▶ [DATA EXCERPT]

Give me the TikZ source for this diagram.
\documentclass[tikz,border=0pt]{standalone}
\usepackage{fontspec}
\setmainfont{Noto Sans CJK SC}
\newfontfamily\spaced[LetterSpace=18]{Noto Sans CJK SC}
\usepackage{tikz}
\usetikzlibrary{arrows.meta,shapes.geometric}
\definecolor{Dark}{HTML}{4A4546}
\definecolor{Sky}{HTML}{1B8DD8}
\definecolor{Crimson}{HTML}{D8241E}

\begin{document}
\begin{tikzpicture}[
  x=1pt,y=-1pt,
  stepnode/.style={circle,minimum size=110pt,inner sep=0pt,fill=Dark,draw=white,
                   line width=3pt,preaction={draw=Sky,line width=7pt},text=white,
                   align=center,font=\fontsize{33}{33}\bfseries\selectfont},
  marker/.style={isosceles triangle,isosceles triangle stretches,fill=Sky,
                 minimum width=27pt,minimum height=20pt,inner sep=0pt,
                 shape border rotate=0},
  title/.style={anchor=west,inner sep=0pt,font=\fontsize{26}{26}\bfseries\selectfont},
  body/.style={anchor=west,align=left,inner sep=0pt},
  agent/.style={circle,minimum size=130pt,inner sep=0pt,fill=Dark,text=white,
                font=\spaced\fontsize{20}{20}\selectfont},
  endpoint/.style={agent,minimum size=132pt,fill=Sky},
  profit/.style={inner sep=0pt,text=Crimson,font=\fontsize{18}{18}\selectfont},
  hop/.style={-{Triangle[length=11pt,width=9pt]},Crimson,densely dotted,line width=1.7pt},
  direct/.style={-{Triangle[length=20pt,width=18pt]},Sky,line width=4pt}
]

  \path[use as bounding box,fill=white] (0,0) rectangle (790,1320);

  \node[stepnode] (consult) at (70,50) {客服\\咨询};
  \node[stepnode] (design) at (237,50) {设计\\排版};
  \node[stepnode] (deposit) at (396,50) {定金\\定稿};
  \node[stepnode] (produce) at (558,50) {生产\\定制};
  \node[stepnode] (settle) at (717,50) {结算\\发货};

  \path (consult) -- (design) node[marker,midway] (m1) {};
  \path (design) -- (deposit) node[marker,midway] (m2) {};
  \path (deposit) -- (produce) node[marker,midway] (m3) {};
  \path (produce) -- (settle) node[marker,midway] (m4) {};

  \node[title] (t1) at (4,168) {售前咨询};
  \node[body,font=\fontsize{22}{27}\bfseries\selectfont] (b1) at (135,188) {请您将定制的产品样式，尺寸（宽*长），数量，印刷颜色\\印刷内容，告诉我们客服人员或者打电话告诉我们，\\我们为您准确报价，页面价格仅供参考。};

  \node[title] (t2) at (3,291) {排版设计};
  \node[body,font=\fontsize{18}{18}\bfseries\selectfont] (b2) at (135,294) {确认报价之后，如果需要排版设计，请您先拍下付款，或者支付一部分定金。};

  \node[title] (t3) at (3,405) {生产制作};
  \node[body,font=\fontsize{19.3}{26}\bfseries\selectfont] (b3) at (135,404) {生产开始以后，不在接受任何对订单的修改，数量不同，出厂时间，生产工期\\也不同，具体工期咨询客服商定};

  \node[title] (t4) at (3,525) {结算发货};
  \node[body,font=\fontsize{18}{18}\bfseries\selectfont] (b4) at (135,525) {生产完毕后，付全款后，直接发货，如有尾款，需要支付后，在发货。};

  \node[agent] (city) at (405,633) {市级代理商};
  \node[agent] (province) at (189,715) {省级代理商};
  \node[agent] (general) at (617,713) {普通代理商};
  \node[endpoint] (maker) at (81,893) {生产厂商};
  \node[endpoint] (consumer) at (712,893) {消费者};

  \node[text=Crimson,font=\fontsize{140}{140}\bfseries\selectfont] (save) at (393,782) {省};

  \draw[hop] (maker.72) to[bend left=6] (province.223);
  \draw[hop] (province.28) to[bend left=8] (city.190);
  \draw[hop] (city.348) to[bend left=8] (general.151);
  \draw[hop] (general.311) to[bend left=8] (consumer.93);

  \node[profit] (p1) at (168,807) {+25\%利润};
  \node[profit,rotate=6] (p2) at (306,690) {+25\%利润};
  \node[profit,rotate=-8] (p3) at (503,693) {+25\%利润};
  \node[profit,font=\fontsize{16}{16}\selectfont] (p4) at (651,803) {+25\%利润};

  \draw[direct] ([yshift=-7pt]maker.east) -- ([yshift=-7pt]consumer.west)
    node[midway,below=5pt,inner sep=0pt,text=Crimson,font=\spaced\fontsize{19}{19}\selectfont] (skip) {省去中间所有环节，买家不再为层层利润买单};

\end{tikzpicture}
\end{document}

▶ [TASK BRIEF]
Every line of the material must be returned exactly as it appears.

▶ [ANSWER FOR THIS EXERCISE]
Give me the TikZ source for this diagram.
\documentclass[tikz,border=0pt]{standalone}
\usepackage{fontspec}
\setmainfont{Noto Sans CJK SC}
\newfontfamily\spaced[LetterSpace=18]{Noto Sans CJK SC}
\usepackage{tikz}
\usetikzlibrary{arrows.meta,shapes.geometric}
\definecolor{Dark}{HTML}{4A4546}
\definecolor{Sky}{HTML}{1B8DD8}
\definecolor{Crimson}{HTML}{D8241E}

\begin{document}
\begin{tikzpicture}[
  x=1pt,y=-1pt,
  stepnode/.style={circle,minimum size=110pt,inner sep=0pt,fill=Dark,draw=white,
                   line width=3pt,preaction={draw=Sky,line width=7pt},text=white,
                   align=center,font=\fontsize{33}{33}\bfseries\selectfont},
  marker/.style={isosceles triangle,isosceles triangle stretches,fill=Sky,
                 minimum width=27pt,minimum height=20pt,inner sep=0pt,
                 shape border rotate=0},
  title/.style={anchor=west,inner sep=0pt,font=\fontsize{26}{26}\bfseries\selectfont},
  body/.style={anchor=west,align=left,inner sep=0pt},
  agent/.style={circle,minimum size=130pt,inner sep=0pt,fill=Dark,text=white,
                font=\spaced\fontsize{20}{20}\selectfont},
  endpoint/.style={agent,minimum size=132pt,fill=Sky},
  profit/.style={inner sep=0pt,text=Crimson,font=\fontsize{18}{18}\selectfont},
  hop/.style={-{Triangle[length=11pt,width=9pt]},Crimson,densely dotted,line width=1.7pt},
  direct/.style={-{Triangle[length=20pt,width=18pt]},Sky,line width=4pt}
]

  \path[use as bounding box,fill=white] (0,0) rectangle (790,1320);

  \node[stepnode] (consult) at (70,50) {客服\\咨询};
  \node[stepnode] (design) at (237,50) {设计\\排版};
  \node[stepnode] (deposit) at (396,50) {定金\\定稿};
  \node[stepnode] (produce) at (558,50) {生产\\定制};
  \node[stepnode] (settle) at (717,50) {结算\\发货};

  \path (consult) -- (design) node[marker,midway] (m1) {};
  \path (design) -- (deposit) node[marker,midway] (m2) {};
  \path (deposit) -- (produce) node[marker,midway] (m3) {};
  \path (produce) -- (settle) node[marker,midway] (m4) {};

  \node[title] (t1) at (4,168) {售前咨询};
  \node[body,font=\fontsize{22}{27}\bfseries\selectfont] (b1) at (135,188) {请您将定制的产品样式，尺寸（宽*长），数量，印刷颜色\\印刷内容，告诉我们客服人员或者打电话告诉我们，\\我们为您准确报价，页面价格仅供参考。};

  \node[title] (t2) at (3,291) {排版设计};
  \node[body,font=\fontsize{18}{18}\bfseries\selectfont] (b2) at (135,294) {确认报价之后，如果需要排版设计，请您先拍下付款，或者支付一部分定金。};

  \node[title] (t3) at (3,405) {生产制作};
  \node[body,font=\fontsize{19.3}{26}\bfseries\selectfont] (b3) at (135,404) {生产开始以后，不在接受任何对订单的修改，数量不同，出厂时间，生产工期\\也不同，具体工期咨询客服商定};

  \node[title] (t4) at (3,525) {结算发货};
  \node[body,font=\fontsize{18}{18}\bfseries\selectfont] (b4) at (135,525) {生产完毕后，付全款后，直接发货，如有尾款，需要支付后，在发货。};

  \node[agent] (city) at (405,633) {市级代理商};
  \node[agent] (province) at (189,715) {省级代理商};
  \node[agent] (general) at (617,713) {普通代理商};
  \node[endpoint] (maker) at (81,893) {生产厂商};
  \node[endpoint] (consumer) at (712,893) {消费者};

  \node[text=Crimson,font=\fontsize{140}{140}\bfseries\selectfont] (save) at (393,782) {省};

  \draw[hop] (maker.72) to[bend left=6] (province.223);
  \draw[hop] (province.28) to[bend left=8] (city.190);
  \draw[hop] (city.348) to[bend left=8] (general.151);
  \draw[hop] (general.311) to[bend left=8] (consumer.93);

  \node[profit] (p1) at (168,807) {+25\%利润};
  \node[profit,rotate=6] (p2) at (306,690) {+25\%利润};
  \node[profit,rotate=-8] (p3) at (503,693) {+25\%利润};
  \node[profit,font=\fontsize{16}{16}\selectfont] (p4) at (651,803) {+25\%利润};

  \draw[direct] ([yshift=-7pt]maker.east) -- ([yshift=-7pt]consumer.west)
    node[midway,below=5pt,inner sep=0pt,text=Crimson,font=\spaced\fontsize{19}{19}\selectfont] (skip) {省去中间所有环节，买家不再为层层利润买单};

\end{tikzpicture}
\end{document}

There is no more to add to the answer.